The Search For Value
The end goal of designing software is to produce something which provides a benefit that is large enough for one or more customers to at least cover the cost of its production. Of course, the higher the value of that benefit, the more that folks will pay for it. On the other side of the equation you want to provide that benefit at the lowest cost. There is a point of diminishing returns both in looking for the highest possible value and in looking for the lowest possible cost.
As much as we might want this process to be deterministic, it isn’t. Just because you produce something doesn’t mean people will use it, and just because they use it doesn’t mean they will pay you what you want for it. The only way to truly find out is to produce something and see how much value can be realized from it, for instance by charging money for it.
The Max For the Minimum
In other words, producing software is a classic min/max search. You are searching for business opportunities with maximum value and implementations which minimize cost. You can think of it as a huge graph of opportunities and below each opportunity node is another graph of possible implementations. Complicating this is the fact that you would like the features to be close to each other from a market perspective in order to maximize the leverage of your sales and marketing departments and you would also like to have as much common implementation as possible in order to maximize the leverage of your existing implementation and engineering resources. For both you would also like to leverage your core competencies.

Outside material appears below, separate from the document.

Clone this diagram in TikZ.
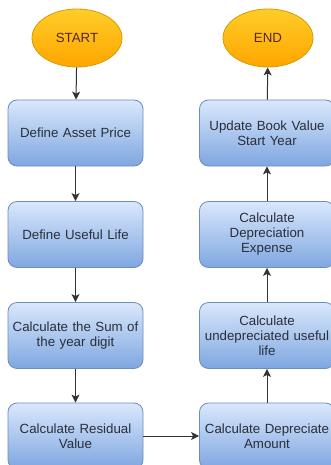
\documentclass[tikz,border=0pt]{standalone}
\usepackage{fontspec}
\setmainfont{Liberation Sans}
\usetikzlibrary{arrows.meta,shapes.geometric}
\definecolor{boxtop}{HTML}{DAE8FC}
\definecolor{boxbot}{HTML}{7EA6E0}
\definecolor{boxline}{HTML}{6C8EBF}
\definecolor{termtop}{HTML}{FFCD28}
\definecolor{termbot}{HTML}{FFA500}
\definecolor{termline}{HTML}{D79B00}
\definecolor{ink}{HTML}{2A2F3A}
\definecolor{wire}{HTML}{333333}
\tikzset{
  stepbox/.style={rectangle, rounded corners=9pt, draw=boxline, line width=0.8pt,
    top color=boxtop, bottom color=boxbot, minimum width=135pt, minimum height=66pt,
    text width=132pt, align=center, text=ink, inner sep=1pt,
    font=\fontsize{13.3}{15}\selectfont},
  terminal/.style={ellipse, draw=termline, line width=0.8pt,
    top color=termtop, bottom color=termbot, minimum width=90pt, minimum height=58pt,
    inner sep=0pt, text=ink!80!red, font=\fontsize{13.3}{15}\selectfont},
  flow/.style={draw=wire, line width=1pt, -{Stealth[length=8pt,width=8pt,inset=2pt]}}
}
\begin{document}
\begin{tikzpicture}[x=1pt,y=-1pt]
  \useasboundingbox[fill=white] (0,0) rectangle (330,465);
  % left column
  \node[terminal] (start) at (77,38) {START};
  \node[stepbox] (price) at (75.5,133) {Define Asset Price};
  \node[stepbox] (life) at (75.5,234.5) {Define Useful Life};
  \node[stepbox] (sum) at (75.5,335.5) {Calculate the Sum of\\the year digit};
  \node[stepbox] (resid) at (75.5,436) {Calculate Residual\\Value};
  % right column
  \node[stepbox] (amount) at (267,436) {Calculate Depreciate\\Amount};
  \node[stepbox] (undep) at (267,335.5) {Calculate\\undepreciated useful\\life};
  \node[stepbox] (expense) at (267,234.5) {Calculate\\Depreciation\\Expense};
  \node[stepbox] (book) at (267,133) {Update Book Value\\Start Year};
  \node[terminal] (end) at (268,38) {END};
  % connectors
  \draw[flow] (start) -- (price);
  \draw[flow] (price) -- (life);
  \draw[flow] (life) -- (sum);
  \draw[flow] (sum) -- (resid);
  \draw[flow] (resid) -- (amount);
  \draw[flow] (amount) -- (undep);
  \draw[flow] (undep) -- (expense);
  \draw[flow] (expense) -- (book);
  \draw[flow] (book) -- (end);
\end{tikzpicture}
\end{document}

The faster you can traverse this graph, the faster you will unlock business value. Unfortunately, you only have a finite amount of time and resources, so you can’t run a search by producing all possible product variations and seeing how they sell. Plus, the search space is infinite. So, you have to make predictions. You look for ways to eliminate certain paths and to get more information about other paths without actually implementing them. Whatever your methods are for figuring out what to produce, they are all based around searching the solution space as fast and efficiently as possible.
Searching For Value in All The Right Places
You may think that only parts of the development process are parts of this search, but doing so will limit the effectiveness of your searching. For instance, if you arbitrarily decide that a particular feature is what your customer wants and you then spend a huge amount of time talking to your customer base about the requirements for that feature, you are limiting your search to the various ways to do that feature, but what if the perfect implementation of that feature is only worth $10? You are then searching within a low value set of possibilities. Before you dive in too deep, spend a fair amount of time at a high level so as to maximize the value of searching at the next level down.
The entire development lifecycle is part of your search. The first level of searching is to find potential high value opportunities from which to create new functionality. But don’t fall in love with a particular opportunity too quickly because implementation may cost more than the value to the customer. There are usually a variety of ways to implement something, so don’t fall in love with a particular design too quickly because there may be a cheaper implementation. And of course in order for the customer to determine whether they want to pay you or not they need to get their hands on it or at least see it in action. So, you are searching for opportunities and then within the opportunities you are searching for implementations and then you need to circle back with the customer to check the results.